La dernière fois que j’ai vu les Grecs (et l’Autrichien, n’oublions pas Krimh), c’était à l’acropole d’Athènes pour leur date évènement « Dark Arts at the Acropolis », où ils jouaient accompagnés d’un orchestre symphonique. Autant dire d’emblée qu’on a placé la barre assez haute, d’ailleurs madame me dira durant le concert que ça manque d’un orchestre, quand même et qu’on s’habitue vite au luxe. Pourtant le groupe ne déçoit pas et enflamme (figurativement au moins) le public norvégien qui n’a pourtant pas le pogo facile. Une partie du charme de Septicflesh, ce sont les interjections et expressions parfois saugrenues de Seth Siro Anton. Aujourd’hui, on aura eu droit au classique « we destroy ! », mais aussi aux « magic circles », pour désigner les circle pits. Ça donne une fosse déchaînée, à la hauteur de la performance qui se déroule sur scène. On en ressort sur les rotules et tout ce qu’on est en état de faire, c’est se traîner jusqu’à un canapé.
Fort heureusement, on en trouve un bout de libre, car il va nous falloir reprendre des forces si on veut être en état d’assister au set de 1349 (ce n’est pas beau de vieillir, je vous le dis). On n’aura pas le temps de récupérer totalement (je crois qu’il me faudrait plusieurs nuits de sommeil à ce niveau-là), mais on se relève tout de même. 1349 n’aura pas son batteur attitré, car Frost joue ce soir à Stockholm avec Satyricon. Il est donc remplacé par l’un des deux musiciens live qui officient lors d’incompatibilités de tournées avec Satyricon, mais il est difficile de déterminer lequel étant donné la tonne de fumée sur scène.

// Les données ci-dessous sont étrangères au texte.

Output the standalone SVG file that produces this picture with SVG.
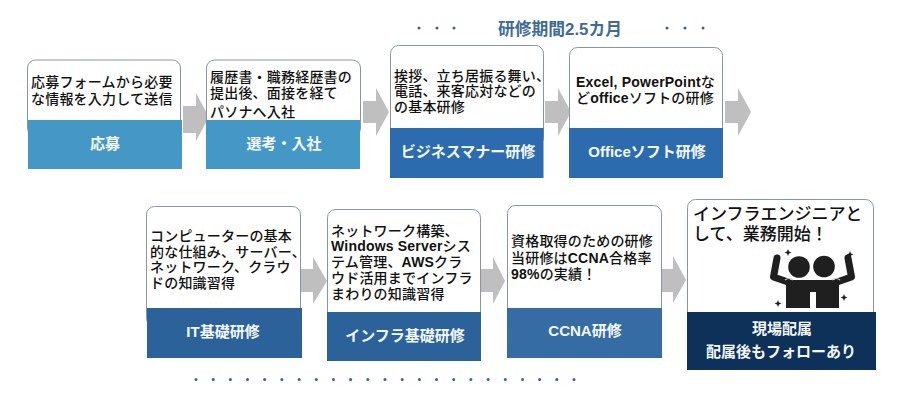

Lorsque le groupe monte sur scène, on se fait la remarque que Ravn, le chanteur, semble étonnamment jeune. Bon, le corpse paint y est sans doute pour quelque chose, mais on en viendrait presque à se demander si le black metal ne serait pas un des ingrédients de la potion de jouvence… D’ailleurs, en se faisant cette remarque, on effectue une rapide recherche google pour vérifier l’âge du bonhomme. Eh bien si vous voulez faire pareil, ne vous contentez pas du nom Ravn, vous tomberez sur un rappeur de K-pop, pas exactement la même ambiance (et pour répondre à notre question, notre Ravn a 50 ans). Tout ça pour souligner que le groupe semble tenir une forme olympique (on ne dira pas qui a dit : « mais il va à la salle, Ravn, ma parole »). 1349, c’est le black metal misanthrope dans ce qu’il a de plus pur. Un mur de son qu’on se prend en pleine poire. Ce n’est pas pour toutes les oreilles, mais qu’est-ce que c’est bon pour évacuer l’agressivité qu’on peut avoir accumulé ! Le souci, là, tout-de-suite, c’est qu’on en a plus vraiment en réserve de l’agressivité. On assistera donc à la première moitié du set, mais sur une pression insistante de mon petit dos meurtri, on rentrera peu après minuit pour se reposer.